My Name is Legion

by Roger Zelazny
Reviewed date: 2007 Mar 12
Rating: 2
213 pages
Awards: Home is the Hangman won the 1976 Hugo for Best Novella
cover art
cover art

When a writer puts out a fix-up novel, the least he can do is to actually fix it up. Zelazny does not expend any effort to turn the three Legion novellas into a real novel, so we're left with three discrete stories.

The Eve of Rumoko: The first story introduces the nameless main character: he is a former employee of the Central Data Bank project, the global information network that tracks everything and everybody, from birth to death. Before the system went operational, our hero managed to delete every trace of his existence, and to build himself a backdoor into the computer. He lives off the grid, but his backdoor allows him to become anybody he wishes.

To pay the bills, he does contract jobs. In The Eve of Rumoko, he has been hired to guard the Rumoko project from sabotage. The goal of the project is to create new islands by using atomic bombs to pierce the earth's crust and release magma, which will create volcanic island paradises. The project has enemies intent on stopping the islands at any price.

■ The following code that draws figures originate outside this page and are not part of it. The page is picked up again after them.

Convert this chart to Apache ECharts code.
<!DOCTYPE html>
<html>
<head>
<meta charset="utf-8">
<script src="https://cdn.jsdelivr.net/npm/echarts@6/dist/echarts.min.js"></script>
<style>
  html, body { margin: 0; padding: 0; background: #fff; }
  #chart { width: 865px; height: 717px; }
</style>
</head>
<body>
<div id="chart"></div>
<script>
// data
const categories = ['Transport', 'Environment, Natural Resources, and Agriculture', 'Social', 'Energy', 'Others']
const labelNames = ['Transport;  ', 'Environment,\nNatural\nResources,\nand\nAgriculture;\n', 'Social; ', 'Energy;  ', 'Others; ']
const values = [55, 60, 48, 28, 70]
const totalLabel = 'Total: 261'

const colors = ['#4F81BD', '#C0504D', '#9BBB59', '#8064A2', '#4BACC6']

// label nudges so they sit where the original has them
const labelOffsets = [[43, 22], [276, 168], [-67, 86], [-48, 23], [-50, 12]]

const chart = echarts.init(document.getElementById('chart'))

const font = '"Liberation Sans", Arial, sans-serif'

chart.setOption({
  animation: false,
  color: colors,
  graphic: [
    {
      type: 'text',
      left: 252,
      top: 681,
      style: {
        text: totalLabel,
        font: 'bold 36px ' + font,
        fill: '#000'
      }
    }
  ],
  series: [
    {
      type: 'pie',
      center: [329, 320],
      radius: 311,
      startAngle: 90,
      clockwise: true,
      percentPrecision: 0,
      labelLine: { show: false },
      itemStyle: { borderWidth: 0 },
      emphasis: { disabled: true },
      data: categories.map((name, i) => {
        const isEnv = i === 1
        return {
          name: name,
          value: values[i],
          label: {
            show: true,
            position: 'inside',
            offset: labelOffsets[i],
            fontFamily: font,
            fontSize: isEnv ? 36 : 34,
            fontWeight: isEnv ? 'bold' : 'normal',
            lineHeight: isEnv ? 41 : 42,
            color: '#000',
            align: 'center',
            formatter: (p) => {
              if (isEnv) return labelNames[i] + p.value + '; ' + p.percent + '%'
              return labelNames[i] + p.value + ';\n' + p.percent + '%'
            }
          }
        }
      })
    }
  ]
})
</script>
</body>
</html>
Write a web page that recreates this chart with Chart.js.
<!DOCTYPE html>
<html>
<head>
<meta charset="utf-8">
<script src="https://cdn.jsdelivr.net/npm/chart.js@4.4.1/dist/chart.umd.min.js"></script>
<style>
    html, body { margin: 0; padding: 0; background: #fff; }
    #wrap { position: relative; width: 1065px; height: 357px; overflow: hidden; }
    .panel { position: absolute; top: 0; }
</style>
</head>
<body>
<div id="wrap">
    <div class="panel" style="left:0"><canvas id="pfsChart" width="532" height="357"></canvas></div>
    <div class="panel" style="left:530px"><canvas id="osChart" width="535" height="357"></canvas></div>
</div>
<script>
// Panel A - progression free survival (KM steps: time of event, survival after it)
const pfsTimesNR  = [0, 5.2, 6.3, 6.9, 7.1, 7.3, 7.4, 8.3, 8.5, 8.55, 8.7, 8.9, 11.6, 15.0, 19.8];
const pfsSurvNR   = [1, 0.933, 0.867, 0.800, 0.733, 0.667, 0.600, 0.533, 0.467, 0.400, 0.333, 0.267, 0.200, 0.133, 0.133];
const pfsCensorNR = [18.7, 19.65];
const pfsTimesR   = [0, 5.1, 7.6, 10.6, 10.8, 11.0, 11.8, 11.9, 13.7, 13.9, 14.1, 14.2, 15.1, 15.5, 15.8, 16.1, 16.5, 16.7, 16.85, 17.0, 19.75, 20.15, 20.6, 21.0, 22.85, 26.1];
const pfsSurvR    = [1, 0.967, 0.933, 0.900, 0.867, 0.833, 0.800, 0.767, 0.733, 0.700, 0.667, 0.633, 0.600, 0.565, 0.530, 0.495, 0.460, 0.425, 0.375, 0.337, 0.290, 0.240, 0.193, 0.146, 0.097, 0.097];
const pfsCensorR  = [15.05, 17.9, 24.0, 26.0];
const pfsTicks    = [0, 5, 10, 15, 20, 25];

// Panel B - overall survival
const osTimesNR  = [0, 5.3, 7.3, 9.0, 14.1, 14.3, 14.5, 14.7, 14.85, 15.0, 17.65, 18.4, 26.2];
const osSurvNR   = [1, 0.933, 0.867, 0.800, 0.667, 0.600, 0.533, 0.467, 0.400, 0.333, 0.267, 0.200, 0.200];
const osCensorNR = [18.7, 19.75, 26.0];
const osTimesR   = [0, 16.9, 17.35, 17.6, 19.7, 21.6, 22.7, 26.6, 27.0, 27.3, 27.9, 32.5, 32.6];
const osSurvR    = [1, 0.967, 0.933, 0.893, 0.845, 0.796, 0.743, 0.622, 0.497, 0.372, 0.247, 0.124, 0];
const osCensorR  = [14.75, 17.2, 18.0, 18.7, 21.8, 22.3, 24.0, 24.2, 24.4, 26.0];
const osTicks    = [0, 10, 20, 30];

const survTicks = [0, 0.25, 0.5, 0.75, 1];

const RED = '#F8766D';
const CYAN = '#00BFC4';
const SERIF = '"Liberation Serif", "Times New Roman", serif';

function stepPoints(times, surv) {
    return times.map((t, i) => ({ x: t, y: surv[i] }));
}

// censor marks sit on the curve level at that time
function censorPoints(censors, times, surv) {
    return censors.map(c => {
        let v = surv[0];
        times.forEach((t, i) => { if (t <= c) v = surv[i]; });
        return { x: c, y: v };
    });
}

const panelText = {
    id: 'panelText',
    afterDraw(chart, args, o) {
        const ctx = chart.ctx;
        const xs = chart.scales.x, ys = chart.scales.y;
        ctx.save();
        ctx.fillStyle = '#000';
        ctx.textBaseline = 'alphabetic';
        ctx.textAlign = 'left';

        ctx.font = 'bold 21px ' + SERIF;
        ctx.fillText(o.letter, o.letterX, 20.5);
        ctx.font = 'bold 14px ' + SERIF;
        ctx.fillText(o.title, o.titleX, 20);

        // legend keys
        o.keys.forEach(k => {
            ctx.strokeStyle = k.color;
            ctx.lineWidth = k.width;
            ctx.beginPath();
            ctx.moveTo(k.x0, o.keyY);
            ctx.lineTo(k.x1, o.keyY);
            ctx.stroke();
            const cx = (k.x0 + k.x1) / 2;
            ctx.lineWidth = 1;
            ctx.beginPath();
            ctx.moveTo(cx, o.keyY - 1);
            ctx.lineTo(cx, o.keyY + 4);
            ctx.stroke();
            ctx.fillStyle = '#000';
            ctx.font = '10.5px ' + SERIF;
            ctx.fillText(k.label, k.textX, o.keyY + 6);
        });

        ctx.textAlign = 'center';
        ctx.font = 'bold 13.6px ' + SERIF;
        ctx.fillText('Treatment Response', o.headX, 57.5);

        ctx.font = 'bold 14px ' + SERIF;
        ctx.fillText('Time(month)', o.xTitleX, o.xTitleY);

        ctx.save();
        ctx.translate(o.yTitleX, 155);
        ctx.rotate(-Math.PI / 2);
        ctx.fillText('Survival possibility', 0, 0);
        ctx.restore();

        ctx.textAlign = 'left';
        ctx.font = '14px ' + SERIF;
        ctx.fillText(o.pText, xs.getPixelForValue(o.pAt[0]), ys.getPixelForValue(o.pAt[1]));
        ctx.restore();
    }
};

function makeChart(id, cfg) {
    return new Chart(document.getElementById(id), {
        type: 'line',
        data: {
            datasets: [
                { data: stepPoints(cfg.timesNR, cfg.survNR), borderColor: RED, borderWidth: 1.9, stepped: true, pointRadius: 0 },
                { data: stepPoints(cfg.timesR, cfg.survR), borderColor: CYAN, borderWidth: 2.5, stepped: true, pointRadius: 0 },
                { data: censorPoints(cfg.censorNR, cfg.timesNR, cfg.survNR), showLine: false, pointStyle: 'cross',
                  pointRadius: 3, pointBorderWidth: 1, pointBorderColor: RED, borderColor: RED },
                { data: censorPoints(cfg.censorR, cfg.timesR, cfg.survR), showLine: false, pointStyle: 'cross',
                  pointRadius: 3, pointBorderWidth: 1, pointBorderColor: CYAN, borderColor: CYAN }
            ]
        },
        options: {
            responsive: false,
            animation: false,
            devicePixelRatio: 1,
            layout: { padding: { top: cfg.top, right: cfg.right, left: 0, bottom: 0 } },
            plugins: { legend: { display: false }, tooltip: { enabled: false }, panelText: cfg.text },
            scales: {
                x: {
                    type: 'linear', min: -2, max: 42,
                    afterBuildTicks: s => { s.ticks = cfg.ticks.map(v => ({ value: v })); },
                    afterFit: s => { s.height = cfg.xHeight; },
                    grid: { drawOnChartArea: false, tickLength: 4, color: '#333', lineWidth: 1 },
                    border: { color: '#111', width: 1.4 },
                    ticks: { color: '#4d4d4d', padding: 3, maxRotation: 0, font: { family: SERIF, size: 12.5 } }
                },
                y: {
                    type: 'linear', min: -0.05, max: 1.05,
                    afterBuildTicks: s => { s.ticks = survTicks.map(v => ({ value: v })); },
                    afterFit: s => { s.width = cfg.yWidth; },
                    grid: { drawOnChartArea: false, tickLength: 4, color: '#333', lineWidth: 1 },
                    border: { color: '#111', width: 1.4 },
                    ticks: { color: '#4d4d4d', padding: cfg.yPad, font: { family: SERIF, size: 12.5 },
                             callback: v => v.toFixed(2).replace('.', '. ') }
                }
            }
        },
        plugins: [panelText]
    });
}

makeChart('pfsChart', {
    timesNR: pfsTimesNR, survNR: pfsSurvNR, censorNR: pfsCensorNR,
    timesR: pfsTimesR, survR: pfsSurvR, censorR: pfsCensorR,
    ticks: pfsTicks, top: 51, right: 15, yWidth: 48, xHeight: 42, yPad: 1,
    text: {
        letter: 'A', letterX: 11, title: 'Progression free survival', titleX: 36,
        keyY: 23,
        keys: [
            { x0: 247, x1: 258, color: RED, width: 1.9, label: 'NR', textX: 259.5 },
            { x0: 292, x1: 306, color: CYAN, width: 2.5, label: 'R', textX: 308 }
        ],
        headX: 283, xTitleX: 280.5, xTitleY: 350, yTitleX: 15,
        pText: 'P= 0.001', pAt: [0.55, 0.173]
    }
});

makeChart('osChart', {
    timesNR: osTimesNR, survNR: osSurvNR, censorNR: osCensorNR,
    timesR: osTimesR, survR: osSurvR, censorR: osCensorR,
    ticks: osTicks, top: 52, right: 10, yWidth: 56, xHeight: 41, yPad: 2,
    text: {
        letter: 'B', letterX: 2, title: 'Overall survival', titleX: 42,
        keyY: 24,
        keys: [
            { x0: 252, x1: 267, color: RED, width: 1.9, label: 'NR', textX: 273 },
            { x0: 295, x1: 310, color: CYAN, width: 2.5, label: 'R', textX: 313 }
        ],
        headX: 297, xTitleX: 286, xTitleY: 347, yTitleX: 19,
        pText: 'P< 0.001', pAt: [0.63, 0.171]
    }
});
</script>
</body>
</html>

Kjwalll'kje'k'koothailll'kje'k: Here's a free tip from me to Mr. Zelazny: it's unwise to choose titles that people can't pronounce.

In this confusing novella, our mysterious protagonist is hired to prove that dolphins did not murder a man. To this end, he gets a job working at the dolphin center where the murder occurred. He uncovers a web of conspiracy that involves diamond smuggling, dolphin prophets, and telepathy.

Home is the Hangman: When a deadly robot returns to Earth, our hero is hired to protect its makers. The robot exploration project worked by impressing a computer brain with the minds of four people, and the robot was sent out to explore the solar system. But something went wrong: the robot went crazy, stopped sending back data, and now it has arrived back on Earth--and one of its makers has been brutally murdered.

This is by far the best story in the book, but it suffers from the same structural flaws as the other novellas: Zelazny starts in the middle of the action, then skips back to fill in the details. A good writer can sometimes pull this off without confusing the reader, but Zelazny fails miserably.